Fear is a strange thing in my head.


Quiet, secluded moments like the one captured here give me space not to escape fear, but to notice it. To step away from the part of my brain that seems determined to collect fear like a hoarder collects junk.

We humans all carry this unavoidable, sometimes perverse focus on fear. Sometimes I avoid it. Sometimes I get angry because of it. Sometimes I try to tuck it away where I don’t have to look at it. We all develop our own methods.
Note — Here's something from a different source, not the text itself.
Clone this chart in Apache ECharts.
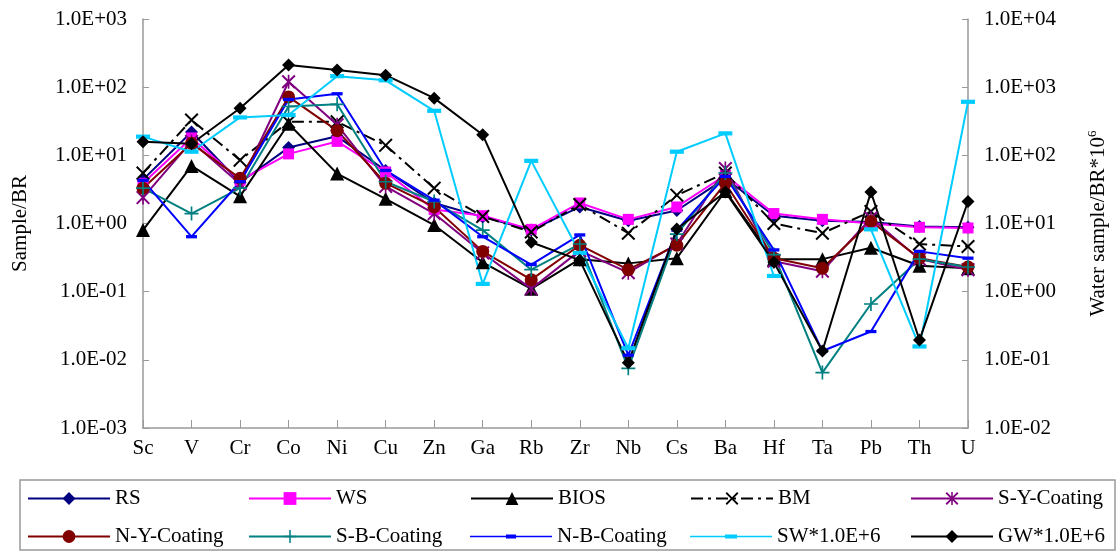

The internet is saturated with stories of fear on display. Scroll long enough, and you’ll see it everywhere. In social media posts, in videos, in advertising. Fear rarely announces itself plainly. It dresses up as certainty, outrage, righteousness, or control. I often turn posts upside down in my head and read them from the inside. What is this person afraid of? Sometimes I wonder what my own posts reveal about me. You’re welcome to analyze them. Or you can just ask. I’ll usually tell you.

What I’ve learned, imperfectly and over time, is that fear doesn’t disappear when it’s avoided or attacked. It grows quieter only when it’s examined. When I notice myself pulling away, getting defensive, or trying to hide something, that’s my cue. I slow down. I think harder. I work at it. Almost always, I need help. I rarely do it alone. Sometimes the people helping me have no idea they’re doing it. They’re accomplices, without knowing it.

Every so often, old fears replay themselves in my mind. Not as lessons. More like echoes. I don’t enjoy those moments. After all, they are fears. But they remind me of something I once needed to learn: fear reveals itself whether we want it to or not. The question isn’t whether it shows up. It always does. What is important is how we respond when it does.  

Places like this sunrise help me remember and help me continue to be comfortable in fear's company.